Small business is supposed to be the most important engine of the jobs market. Many economists believe that companies with fewer than 20 workers account for more than half of all U.S. jobs. The small business sector has been troubled by a lack of credit since the recession began. Small companies often cannot get loans from banks that are worried about their own balance sheet risks.
New information about small business employment activity shows that it is unlikely to help lift the jobs market from the current high national unemployment level, which could stay above 8% until the end of this year or beyond. Intuit’s carefully followed Small Business Employment Index indicated that small business employment grew only 0.2% in February, or about 45,000 new jobs. These figures are not comparable to federal data because the samples and research methods are different. Federal data shows overall job additions are about 170,000 a month. But, if the Intuit data is directionally correct, the small business sector jobs market has lagged.

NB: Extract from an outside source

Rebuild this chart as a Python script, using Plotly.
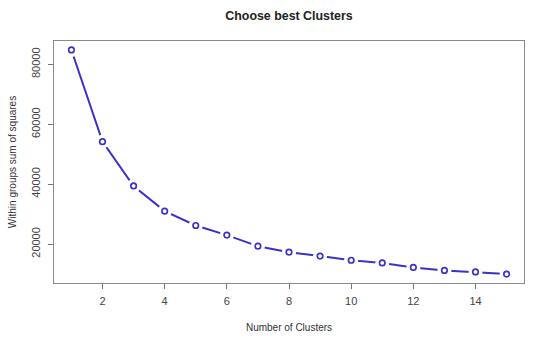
import plotly.graph_objects as go

# Within-cluster sum of squares for k = 1..15 (elbow plot)
clusters = list(range(1, 16))
wss = [84800, 54200, 39400, 31000, 26200, 23000, 19300, 17300,
       16000, 14600, 13700, 12200, 11200, 10700, 10000]

x_ticks = [2, 4, 6, 8, 10, 12, 14]
y_ticks = [20000, 40000, 60000, 80000]

line_color = "#3a32c8"
font_family = "Liberation Sans, Arial, sans-serif"

fig = go.Figure()

# connecting line
fig.add_trace(go.Scatter(
    x=clusters, y=wss, mode="lines",
    line=dict(color=line_color, width=2),
    hoverinfo="skip", showlegend=False,
))
# white halo around each point so the line breaks near the markers
fig.add_trace(go.Scatter(
    x=clusters, y=wss, mode="markers",
    marker=dict(symbol="circle", size=14, color="white",
                line=dict(width=0)),
    hoverinfo="skip", showlegend=False,
))
# open circle markers
fig.add_trace(go.Scatter(
    x=clusters, y=wss, mode="markers",
    marker=dict(symbol="circle-open", size=5.5, color=line_color,
                line=dict(width=1.7, color=line_color)),
    showlegend=False,
))

xmin, xmax = min(clusters), max(clusters)
ymin, ymax = min(wss), max(wss)
xpad = (xmax - xmin) * 0.04
ypad = (ymax - ymin) * 0.04

axis_common = dict(
    showline=True, mirror=True, linecolor="#8a8a8a", linewidth=1,
    showgrid=False, zeroline=False,
    ticks="outside", ticklen=5, tickcolor="#777", tickwidth=1,
    tickfont=dict(family=font_family, size=11, color="#444"),
)

fig.update_layout(
    width=533, height=340,
    margin=dict(l=54, r=9, t=41, b=57),
    paper_bgcolor="white", plot_bgcolor="white",
    title=dict(text="<b>Choose best Clusters</b>", x=(54 + 524) / 2 / 533,
               xanchor="center", y=1 - 16 / 340, yanchor="middle",
               font=dict(family=font_family, size=12.4, color="#222")),
    xaxis=dict(axis_common, range=[xmin - xpad, xmax + xpad],
               tickvals=x_ticks, ticktext=[str(v) for v in x_ticks],
               ticklabelstandoff=3,
               title=dict(text="Number of Clusters", standoff=17,
                          font=dict(family=font_family, size=10, color="#333"))),
    yaxis=dict(axis_common, range=[ymin - ypad, ymax + ypad],
               tickvals=y_ticks, ticktext=[str(v) for v in y_ticks],
               tickangle=-90, ticklabelstandoff=4,
               title=dict(text="Within groups sum of squares", standoff=11,
                          font=dict(family=font_family, size=10, color="#333"))),
)

fig.write_html("out.html")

The other part of the Intuit data that is troubling is that:
average monthly hours worked decreased slightly by 0.04 percent, or six minutes, and average monthly compensation increased by 0.15 percent, or $4 per worker.
Companies finally have begun to increase wages, albeit slightly, but they continue to try to wring productivity out of their workforces, which often include part-time workers. Many of these people are without benefits and are probably the first cut when revenue results falter.
The fortunes of small business were not particularly good during the recession, and they do not seem to have improved much since then.